La tristeza está ahora en los jóvenes, que no pueden transportarse desde sus municipios a tomar clase en la ciudad. Los que tienen que hacerlo a comunidades muy cercanas como Tacoaleche, Morelos o Vetagrande, se juegan todos los días el albur de regresar con vida a la casa.  La moda de los últimos meses: matar niñas entre 15 y 18 años, despedazarlas y enterrarlas en las carreteras después de ser torturadas.  Nadie quiere pensar en el dolor de un padre que enfrenta la muerte de un hijo, mucho menos aquella que se sufre al estilo de los gladiadores romanos.

Zacatecas está triste, pero tiene esperanzas: en 1914, cuando vino la Revolución Mexicana y fue el escenario de la confrontación del Ejército Federal contra el Villismo, se vio correr mucha sangre, pues se trató de una guerra de exterminio.  Los zacatecanos ricos ya habían huido a la capital del país o allende la frontera norte.  Muchos años vivimos los destrozos de la bella ciudad, entre tiros de minas, mansiones derrumbadas por las balas de los cañones. Contábamos en la avenida Hidalgo los impactos de los perdigones en las bellas fachadas de la imponente Zacatecas, que aún se preservan como una viruela que la naturaleza mandó para marcar la piedra lila, rosa o gris, que no fue perdonada por su belleza.
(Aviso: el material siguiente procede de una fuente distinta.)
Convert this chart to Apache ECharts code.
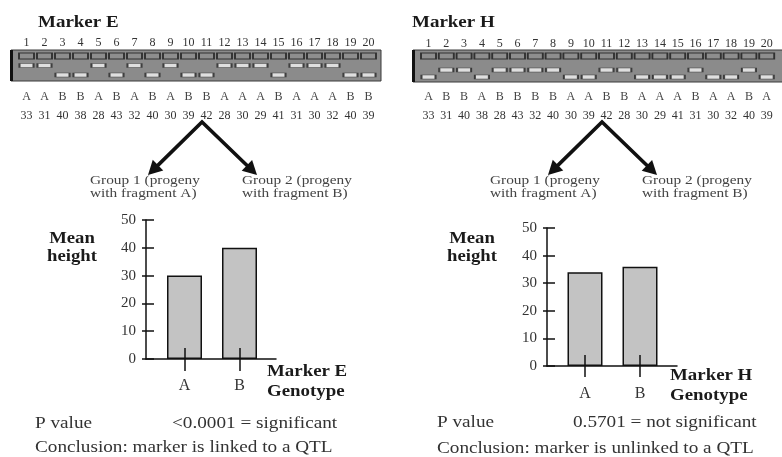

Hoy tenemos una conciencia colectiva: un gobierno estatal que no nos escucha y uno federal que huyó con sus 80 mil muertos a cuestas. Inicia el nuevo régimen.  No es fácil tener esperanza en el “más de lo mismo”  Requerimos, en cambio, refrendar nuestra fuerza original: la de nuestros abuelos cuando la ciudad fue invadida en muchas ocasiones y reconstruida siempre.  Zacatecas seguirá siendo grande por la fuerza de sus hombres y mujeres, que habitan el estado o que salen a colonizar al mundo.  En nuestra gente está la verdadera esperanza: en la organización ciudadana que enfrente la indiferencia de los gobiernos con la determinación y la fortaleza que tuvieron los mineros para rasgar la roca y sacar su riqueza, haciendo de Zacatecas no sólo patrimonio de la humanidad, sino su orgullo.